**Available data:**

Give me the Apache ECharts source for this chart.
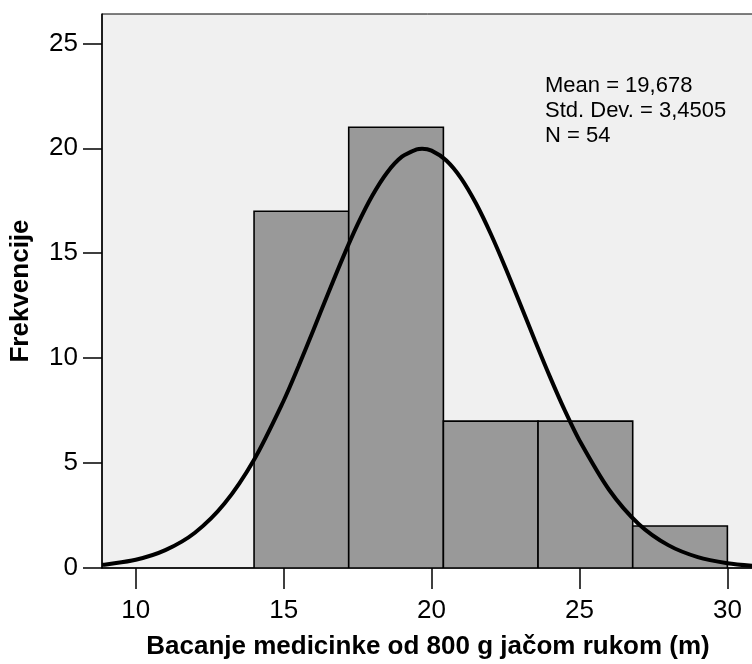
<!DOCTYPE html>
<html><head><meta charset="utf-8">
<script src="https://cdn.jsdelivr.net/npm/echarts@6/dist/echarts.min.js"></script>
<style>html,body{margin:0;padding:0;background:#fff}#c{width:752px;height:664px}</style>
</head><body><div id="c"></div>
<script>
// Histogram bins
var binStarts = [14, 17.2, 20.4, 23.6, 26.8];
var binEnds   = [17.2, 20.4, 23.6, 26.8, 30];
var counts    = [17, 21, 7, 7, 2];
// Normal curve points
var curveX = [8.86, 9, 10, 11, 12, 13, 14, 15, 15.5, 16, 16.5, 17, 17.5, 18, 18.5, 19, 19.5, 19.68, 20, 20.5, 21, 21.5, 22, 22.5, 23, 23.5, 24, 24.5, 25, 26, 27, 28, 29, 30, 30.9];
var curveY = [0.15, 0.17, 0.39, 0.85, 1.68, 3.07, 5.16, 7.97, 9.60, 11.32, 13.07, 14.78, 16.37, 17.75, 18.85, 19.60, 19.95, 19.98, 19.89, 19.42, 18.57, 17.38, 15.93, 14.30, 12.57, 10.82, 9.12, 7.52, 6.08, 3.73, 2.10, 1.09, 0.52, 0.23, 0.10];
var xTicks = [10, 15, 20, 25, 30];
var yTicks = [0, 5, 10, 15, 20, 25];
var statLines = ['Mean = 19,678', 'Std. Dev. = 3,4505', 'N = 54'];

var barData = binStarts.map(function (s, i) { return [s, binEnds[i], counts[i]]; });
var curveData = curveX.map(function (x, i) { return [x, curveY[i]]; });
var font = '"Liberation Sans", Arial, Helvetica, sans-serif';

var chart = echarts.init(document.getElementById('c'), null, {renderer: 'canvas'});
chart.setOption({
  backgroundColor: '#ffffff',
  animation: false,
  grid: {left: 102, top: 14, right: -2, bottom: 96, outerBoundsMode: 'none', containLabel: false, show: true, backgroundColor: '#f0f0f0', borderColor: '#000', borderWidth: 1},
  xAxis: {
    type: 'value', min: 8.86, max: 30.9,
    name: 'Bacanje medicinke od 800 g jačom rukom (m)', nameLocation: 'middle', nameGap: 66,
    nameTextStyle: {fontFamily: font, fontWeight: 'bold', fontSize: 26, color: '#000'},
    axisLine: {show: true, onZero: false, lineStyle: {color: '#000', width: 1.5}},
    axisTick: {show: true, length: 21, customValues: xTicks, lineStyle: {color: '#000', width: 1.5}},
    axisLabel: {customValues: xTicks, fontFamily: font, fontSize: 26, color: '#000', margin: 30},
    splitLine: {show: false}
  },
  yAxis: {
    type: 'value', min: 0, max: 26.4,
    name: 'Frekvencije', nameLocation: 'middle', nameGap: 68,
    nameTextStyle: {fontFamily: font, fontWeight: 'bold', fontSize: 26, color: '#000'},
    axisLine: {show: true, lineStyle: {color: '#000', width: 1.5}},
    axisTick: {show: true, length: 19, customValues: yTicks, lineStyle: {color: '#000', width: 1.5}},
    axisLabel: {customValues: yTicks, fontFamily: font, fontSize: 26, color: '#000', margin: 24},
    splitLine: {show: false}
  },
  series: [
    {
      type: 'custom',
      data: barData,
      clip: true,
      renderItem: function (params, api) {
        var p0 = api.coord([api.value(0), api.value(2)]);
        var p1 = api.coord([api.value(1), 0]);
        return {
          type: 'rect',
          shape: {x: p0[0], y: p0[1], width: p1[0] - p0[0], height: p1[1] - p0[1]},
          style: {fill: '#999999', stroke: '#000', lineWidth: 1.6}
        };
      },
      z: 2
    },
    {
      type: 'line',
      data: curveData,
      smooth: 0.3,
      showSymbol: false,
      symbol: 'none',
      clip: true,
      lineStyle: {color: '#000', width: 4},
      z: 3
    }
  ],
  graphic: [{
    type: 'text', left: 545, top: 73, z: 10,
    style: {text: statLines.join('\n'), font: '22px ' + font, fill: '#000', lineHeight: 25}
  }]
});
</script></body></html>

**Stated task:** Only the lines from the top of the data through the line with "Arial, Helvetica, sans-serif';" should be quoted, exactly and with both ends kept; skip the pictures.

**Written solution:**
Give me the Apache ECharts source for this chart.
<!DOCTYPE html>
<html><head><meta charset="utf-8">
<script src="https://cdn.jsdelivr.net/npm/echarts@6/dist/echarts.min.js"></script>
<style>html,body{margin:0;padding:0;background:#fff}#c{width:752px;height:664px}</style>
</head><body><div id="c"></div>
<script>
// Histogram bins
var binStarts = [14, 17.2, 20.4, 23.6, 26.8];
var binEnds   = [17.2, 20.4, 23.6, 26.8, 30];
var counts    = [17, 21, 7, 7, 2];
// Normal curve points
var curveX = [8.86, 9, 10, 11, 12, 13, 14, 15, 15.5, 16, 16.5, 17, 17.5, 18, 18.5, 19, 19.5, 19.68, 20, 20.5, 21, 21.5, 22, 22.5, 23, 23.5, 24, 24.5, 25, 26, 27, 28, 29, 30, 30.9];
var curveY = [0.15, 0.17, 0.39, 0.85, 1.68, 3.07, 5.16, 7.97, 9.60, 11.32, 13.07, 14.78, 16.37, 17.75, 18.85, 19.60, 19.95, 19.98, 19.89, 19.42, 18.57, 17.38, 15.93, 14.30, 12.57, 10.82, 9.12, 7.52, 6.08, 3.73, 2.10, 1.09, 0.52, 0.23, 0.10];
var xTicks = [10, 15, 20, 25, 30];
var yTicks = [0, 5, 10, 15, 20, 25];
var statLines = ['Mean = 19,678', 'Std. Dev. = 3,4505', 'N = 54'];

var barData = binStarts.map(function (s, i) { return [s, binEnds[i], counts[i]]; });
var curveData = curveX.map(function (x, i) { return [x, curveY[i]]; });
var font = '"Liberation Sans", Arial, Helvetica, sans-serif';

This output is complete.